Here’s a simplified summary of what ruined DTC’s day:
- In 2005, DTC granted a fully-paid-up patent license to the giant bank JP Morgan Chase (“Chase”), in settlement of an infringement lawsuit that DTC had brought against Chase.
- Under the license agreement, Chase agreed to pay (in installments) a flat fee of $70 million.
- The license agreement included a most-favored-licensee provision that required DTC (i) to notify Chase of any other licenses granted, (ii) to provide Chase with a copy of the other license agreement(s), and (iii) to give Chase the benefit of any more-favorable license terms in those other licenses.
- More than seven years later, in 2012, DTC granted the much-smaller Cathay General Bancorp a paid-up license in exchange for a much-lower flat license fee — and under those terms, Chase’s paid-up license fee would have been only $1 million. DTC failed to notify Chase or to provide it with a copy of the Cathay General license agreement until the litigation. This apparently was not the only time that DTC had granted more-favorable terms without complying with the Chase agreement’s notification requirement.
- Shortly afterwards, Chase sued DTC for breach of contract.
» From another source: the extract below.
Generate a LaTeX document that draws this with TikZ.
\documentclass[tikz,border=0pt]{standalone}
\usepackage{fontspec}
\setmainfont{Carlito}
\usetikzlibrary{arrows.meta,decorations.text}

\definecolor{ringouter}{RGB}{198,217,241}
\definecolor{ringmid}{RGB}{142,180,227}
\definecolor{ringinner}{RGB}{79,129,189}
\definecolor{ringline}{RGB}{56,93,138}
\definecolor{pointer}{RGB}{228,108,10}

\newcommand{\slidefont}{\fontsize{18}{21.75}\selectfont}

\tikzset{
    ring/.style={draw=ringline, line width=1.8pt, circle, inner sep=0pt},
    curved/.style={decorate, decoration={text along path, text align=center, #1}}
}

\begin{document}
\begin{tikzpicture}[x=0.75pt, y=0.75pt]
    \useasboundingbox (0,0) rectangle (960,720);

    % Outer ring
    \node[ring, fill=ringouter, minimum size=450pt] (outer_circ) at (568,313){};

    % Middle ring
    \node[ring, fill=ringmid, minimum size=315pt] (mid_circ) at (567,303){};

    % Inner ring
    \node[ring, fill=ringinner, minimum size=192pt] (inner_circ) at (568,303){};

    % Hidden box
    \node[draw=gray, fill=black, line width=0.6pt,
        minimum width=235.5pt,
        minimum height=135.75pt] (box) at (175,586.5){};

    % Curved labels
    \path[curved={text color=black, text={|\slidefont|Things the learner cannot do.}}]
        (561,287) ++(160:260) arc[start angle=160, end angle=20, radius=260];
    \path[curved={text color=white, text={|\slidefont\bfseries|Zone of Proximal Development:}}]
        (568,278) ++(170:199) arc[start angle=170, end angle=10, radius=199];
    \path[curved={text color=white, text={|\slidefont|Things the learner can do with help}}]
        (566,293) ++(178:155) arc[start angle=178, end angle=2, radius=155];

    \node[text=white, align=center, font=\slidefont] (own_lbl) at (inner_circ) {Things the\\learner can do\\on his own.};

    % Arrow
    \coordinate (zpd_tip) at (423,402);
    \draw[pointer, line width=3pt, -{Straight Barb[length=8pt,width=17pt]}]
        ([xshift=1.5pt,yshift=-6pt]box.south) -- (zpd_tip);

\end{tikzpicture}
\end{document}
The trial court held, and yesterday the Fifth Circuit agreed, that DTC owed Chase a refund of the $69 million difference between the license fee that Chase had paid and the license fee it would have paid under the terms granted to Cathay General.
See JP Morgan Chase Bank, N.A. v. DataTreasury Corp., No. 15-4095 (5th Cir. May 19, 2016), affirming 79 F. Supp. 3d 643 (E.D. Tex 2015) (granting Chase’s motion for summary judgment).
Here’s the text of the relevant part of the most-favored-licensee (“MFL”) provision, which is also known as a most-favored-nation (“MFN”) or most-favored-customer (“MFC”) provision:
9. Most Favored Licensee
If DTC grants to any other Person a license to any of the Licensed Patents,
- it will so notify JPMC, and
- JPMC will be entitled to the benefit of any and all more favorable terms with respect to such Licensed Patents. …
Id., slip op. at 4 (extra paragraphing and bullets added).
Drafting tips: What could DTC have done differently? The Fifth Circuit had some suggestions:
- set specific “apples to apples” requirements for the MFL provision to kick in — for example, the new licensee would have to be of at least a specified size, or a specified revenue level, or a specified volume of licensed products or services. DTC argued that such requirements should be implied in its Chase license, but the courts didn’t agree; and/or
- put a “sunset” on the MFL provision, so that after (let’s say) two years, or four years, or whatever, DTC would have been free to grant licenses on whatever terms it wanted without having to give the same terms to Chase; and/or
- tie the amount of the paid-up fee to the remaining life of the patent.
See id., slip op. at 21.
DTC could also have put in place an internal process to cross-check each proposed post-Chase license agreement against the Chase license agreement itself, and also against all other license agreements with MFL provisions, to verify that those MFL provisions weren’t about to be breached. That, of course, might have been an expensive operational burden.
I’m going to add this story to the Common Draft reading notes, to go along with the story about Oracle getting hit for nearly $200 million for violating the MFC clause in its contract with the U.S. Government. (The Common Draft reading notes include links to further reading about most-favored-X provisions.)